Factors affecting your Buy Box win rate:
- Price (doesn't have to be the lowest, but needs to be competitive)
- Stock availability and delivery speed
- Seller rating and customer feedback
- Fulfillment method (FBA users have an advantage)
Customer Value or Customer Count?
Acquiring new customers is always expensive. You're spending on ads, offering discounts, maybe losing money on the first order. But the real question is: does that customer come back?
Building customer loyalty on marketplaces is tough because there's a platform in between. The customer isn't yours—they're the platform's customer. Still, tracking repeat purchases matters. Some platforms don't give you this data directly, but you can draw conclusions from order history.
We always tell our clients: a customer's second order is worth more than ten new customers. Sounds exaggerated, but experience backs it up.
Average Order Value
One of the most effective tactics for increasing marketplace sales is using cross-selling and bundle offers to boost order value. There's a significant gap between stores that sell single items and those that leverage the "customers who bought this also bought" approach.
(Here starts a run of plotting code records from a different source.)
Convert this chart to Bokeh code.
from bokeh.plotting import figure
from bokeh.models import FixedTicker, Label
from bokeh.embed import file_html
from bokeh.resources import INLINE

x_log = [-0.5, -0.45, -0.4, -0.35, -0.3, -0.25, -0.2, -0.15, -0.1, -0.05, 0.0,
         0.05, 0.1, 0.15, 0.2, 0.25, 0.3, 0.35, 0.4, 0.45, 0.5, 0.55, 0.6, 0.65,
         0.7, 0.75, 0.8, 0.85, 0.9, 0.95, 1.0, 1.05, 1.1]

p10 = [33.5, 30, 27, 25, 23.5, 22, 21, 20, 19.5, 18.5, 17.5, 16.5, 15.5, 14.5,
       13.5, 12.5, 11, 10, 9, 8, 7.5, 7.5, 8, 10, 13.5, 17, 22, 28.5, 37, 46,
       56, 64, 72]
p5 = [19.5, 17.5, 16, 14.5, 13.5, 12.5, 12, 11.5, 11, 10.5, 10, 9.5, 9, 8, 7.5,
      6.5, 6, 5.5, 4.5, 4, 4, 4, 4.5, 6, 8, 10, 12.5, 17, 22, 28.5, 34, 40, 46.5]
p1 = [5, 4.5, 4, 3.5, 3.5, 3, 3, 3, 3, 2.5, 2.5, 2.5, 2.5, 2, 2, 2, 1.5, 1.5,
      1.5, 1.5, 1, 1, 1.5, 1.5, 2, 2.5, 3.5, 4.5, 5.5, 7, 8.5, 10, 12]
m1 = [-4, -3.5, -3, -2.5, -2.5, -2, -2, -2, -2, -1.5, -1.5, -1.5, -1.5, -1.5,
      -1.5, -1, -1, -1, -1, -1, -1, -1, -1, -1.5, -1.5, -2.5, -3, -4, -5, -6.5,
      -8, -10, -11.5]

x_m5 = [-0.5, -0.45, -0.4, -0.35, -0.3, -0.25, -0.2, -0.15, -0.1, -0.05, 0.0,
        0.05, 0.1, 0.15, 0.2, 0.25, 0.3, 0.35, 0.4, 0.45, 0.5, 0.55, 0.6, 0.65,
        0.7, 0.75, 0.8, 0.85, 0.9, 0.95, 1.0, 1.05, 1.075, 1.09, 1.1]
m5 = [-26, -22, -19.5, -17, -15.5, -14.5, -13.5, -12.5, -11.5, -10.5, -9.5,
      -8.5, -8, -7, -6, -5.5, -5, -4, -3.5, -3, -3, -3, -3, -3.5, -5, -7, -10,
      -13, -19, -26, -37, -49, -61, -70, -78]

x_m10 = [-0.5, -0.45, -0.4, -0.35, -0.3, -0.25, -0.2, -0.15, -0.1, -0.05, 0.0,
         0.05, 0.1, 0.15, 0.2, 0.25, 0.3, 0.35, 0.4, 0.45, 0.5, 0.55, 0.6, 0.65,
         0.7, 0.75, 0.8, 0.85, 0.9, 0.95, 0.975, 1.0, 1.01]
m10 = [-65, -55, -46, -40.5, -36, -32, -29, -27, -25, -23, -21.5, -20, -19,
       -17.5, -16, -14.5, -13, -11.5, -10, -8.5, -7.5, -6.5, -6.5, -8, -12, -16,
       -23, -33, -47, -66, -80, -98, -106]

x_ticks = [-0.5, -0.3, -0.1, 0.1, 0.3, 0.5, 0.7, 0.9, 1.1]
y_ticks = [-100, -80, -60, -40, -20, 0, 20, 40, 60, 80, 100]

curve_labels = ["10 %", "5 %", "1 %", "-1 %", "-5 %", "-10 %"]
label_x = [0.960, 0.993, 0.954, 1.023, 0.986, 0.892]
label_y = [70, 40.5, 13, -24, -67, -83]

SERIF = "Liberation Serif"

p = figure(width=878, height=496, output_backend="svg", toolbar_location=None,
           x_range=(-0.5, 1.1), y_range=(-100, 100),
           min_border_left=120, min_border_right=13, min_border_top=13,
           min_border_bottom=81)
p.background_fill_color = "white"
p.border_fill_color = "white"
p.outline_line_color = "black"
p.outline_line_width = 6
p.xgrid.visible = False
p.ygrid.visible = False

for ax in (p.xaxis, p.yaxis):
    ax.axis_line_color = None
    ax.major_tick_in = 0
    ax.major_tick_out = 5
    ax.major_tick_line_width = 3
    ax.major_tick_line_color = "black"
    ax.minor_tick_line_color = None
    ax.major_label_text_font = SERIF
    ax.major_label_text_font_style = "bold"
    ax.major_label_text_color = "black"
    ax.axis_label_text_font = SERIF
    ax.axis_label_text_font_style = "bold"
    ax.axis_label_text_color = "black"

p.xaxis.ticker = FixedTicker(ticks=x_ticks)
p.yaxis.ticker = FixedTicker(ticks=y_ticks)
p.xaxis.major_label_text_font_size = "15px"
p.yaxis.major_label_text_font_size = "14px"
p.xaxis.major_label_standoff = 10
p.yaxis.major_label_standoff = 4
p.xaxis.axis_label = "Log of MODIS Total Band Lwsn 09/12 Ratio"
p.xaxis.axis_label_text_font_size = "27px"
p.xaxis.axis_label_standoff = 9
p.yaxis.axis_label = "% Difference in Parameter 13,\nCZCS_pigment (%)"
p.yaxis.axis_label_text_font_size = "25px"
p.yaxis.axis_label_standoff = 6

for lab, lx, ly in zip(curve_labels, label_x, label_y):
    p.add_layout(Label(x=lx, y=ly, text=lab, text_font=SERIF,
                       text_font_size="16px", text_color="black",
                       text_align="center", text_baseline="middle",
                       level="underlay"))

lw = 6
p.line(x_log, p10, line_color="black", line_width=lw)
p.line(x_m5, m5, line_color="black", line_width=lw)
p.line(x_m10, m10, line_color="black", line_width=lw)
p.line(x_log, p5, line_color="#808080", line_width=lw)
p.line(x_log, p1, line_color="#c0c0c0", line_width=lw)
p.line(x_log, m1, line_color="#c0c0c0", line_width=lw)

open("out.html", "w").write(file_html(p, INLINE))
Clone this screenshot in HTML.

Inventory Turnover: The Silent Killer
Most sellers don't track this metric at all. But inventory is your money sitting in a warehouse. The longer it sits, the higher your opportunity cost.
Got products that have been sitting in your warehouse for six months? That capital could have been invested in other products. Or advertising. Or operational improvements.
If your inventory turnover is low, there are two possibilities:
- You picked the wrong product (no demand)
- There's a pricing or visibility problem (demand exists but isn't reaching you)
Competitor analysis is essential to figure out which one applies to your situation.
Ad Returns: The ROAS Calculation
Marketplace advertising (sponsored products, featured listings, etc.) has become almost mandatory. Organic visibility keeps getting harder. So how much is every dollar you spend on ads actually bringing back?
ROAS (Return on Ad Spend) formula is simple: Ad revenue / Ad spend. If your ROAS is 3, you're spending $1 to make $3.
Is 3 good? That depends entirely on your profit margin. For low-margin products, even a ROAS of 5-6 might not be enough. For high-margin products, 2 could be profitable.
Here's what you need to watch: what percentage of your total marketplace sales comes from advertising? If that number exceeds 60-70%, your organic presence is weak. The moment you cut your ad budget, sales will collapse.
Don't Try to Measure Success With a Single Number
Marketplace sales performance isn't understood through a single metric—it's understood through how metrics relate to each other. Revenue going up but profit going down? Problem. High conversion but high returns too? Your product isn't meeting expectations.
My recommendation: track 4-5 core metrics weekly. Do a more detailed analysis monthly. And every quarter, step back, look at the big picture, and question your strategy.
Marketplace sales success is a marathon, not a sprint. Today's impressive numbers might be hiding tomorrow's problems. Or the opposite—a metric that looks weak today could improve rapidly with the right intervention.
You can't manage what you don't measure. But if you measure the wrong thing, you'll head in the wrong direction. Which do you think is more dangerous?